§18B-1-1d. Retirement and separation incentives.
(a) Notwithstanding any other provisions of this code to the contrary, each state institution of higher education may develop plans that offer various incentives for voluntary, early, or phased retirement of employees or voluntary separation from employment when necessary to implement programmatic changes effectively pursuant to the findings, directives, goals, and objectives of this article: Provided, That such incentives for voluntary, early, or phased retirement of employees or voluntary separation from employment must be approved by the institution’s governing board and presented to the legislative Joint Committee on Pensions and Retirement and approved before such plans are implemented by the institution.
(b) The plans may include the following provisions:
(1) Payment of a lump sum to an employee to resign or retire;
(2) Continuation of full salary to an employee for a predetermined period of time prior to the employee’s resignation or retirement and a reduction in the employee’s hours of employment during the predetermined period of time;
(3) Continuation of insurance coverage pursuant to the provisions of §5-16-1 et seq. of this code for a predetermined period;
(4) Continuation of full employer contributions to an employee’s retirement plan during a phased retirement period; and
(5) That an employee retiring pursuant to an early or phased retirement plan may begin collecting an annuity from the employee’s retirement plan prior to the statutorily designated retirement date without terminating his or her service with the institution.
(c) No incentive provided for in this section shall be granted except in furtherance of programmatic changes undertaken pursuant to the findings, directives, goals, and objectives set forth in this article.

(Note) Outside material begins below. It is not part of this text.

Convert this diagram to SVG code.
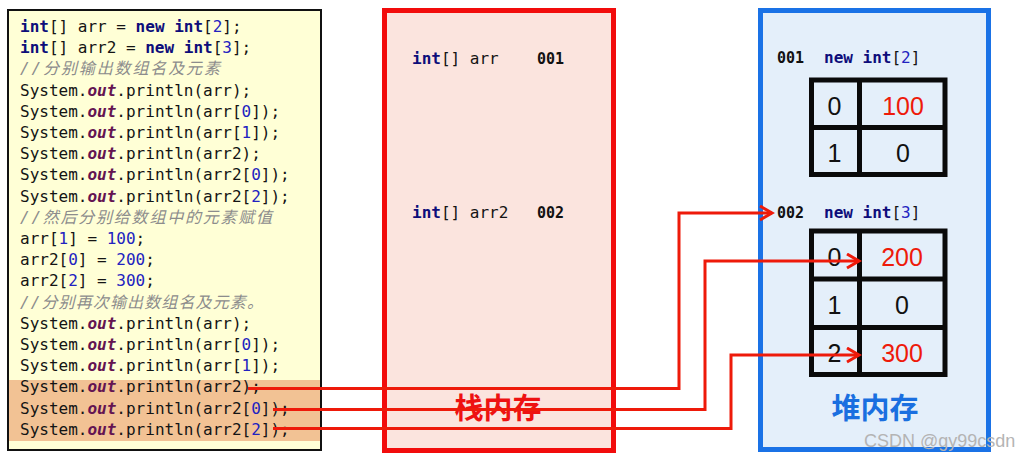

(d) No plan proposed by an institution pursuant to this section shall be implemented without approval of the legislative joint committee on pensions and retirement.
Any costs associated with any incentive adopted or implemented in accordance with this section shall be borne entirely by the institutions and no incentive shall be granted that imposes costs on the retirement systems of the state or the Public Employees Insurance Agency unless those costs are paid entirely by the institutions.
(e) The Legislature further finds and declares that there is a compelling state interest in restricting the availability and application of these incentives to individual employees determined by the institutions to be in furtherance of the aims of this section and nothing herein shall be interpreted as granting a right or entitlement of any such incentive to any individual or group of individuals. Any employee granted incentives shall be ineligible for reemployment by the institutions during or after the negotiated period of his or her incentive concludes, including contract employment in excess of $25,000 per fiscal year.
(f) The West Virginia network for educational telecomputing may utilize the incentives contained in any plan approved by the legislative Joint Committee on Pensions and Retirement pursuant to this section.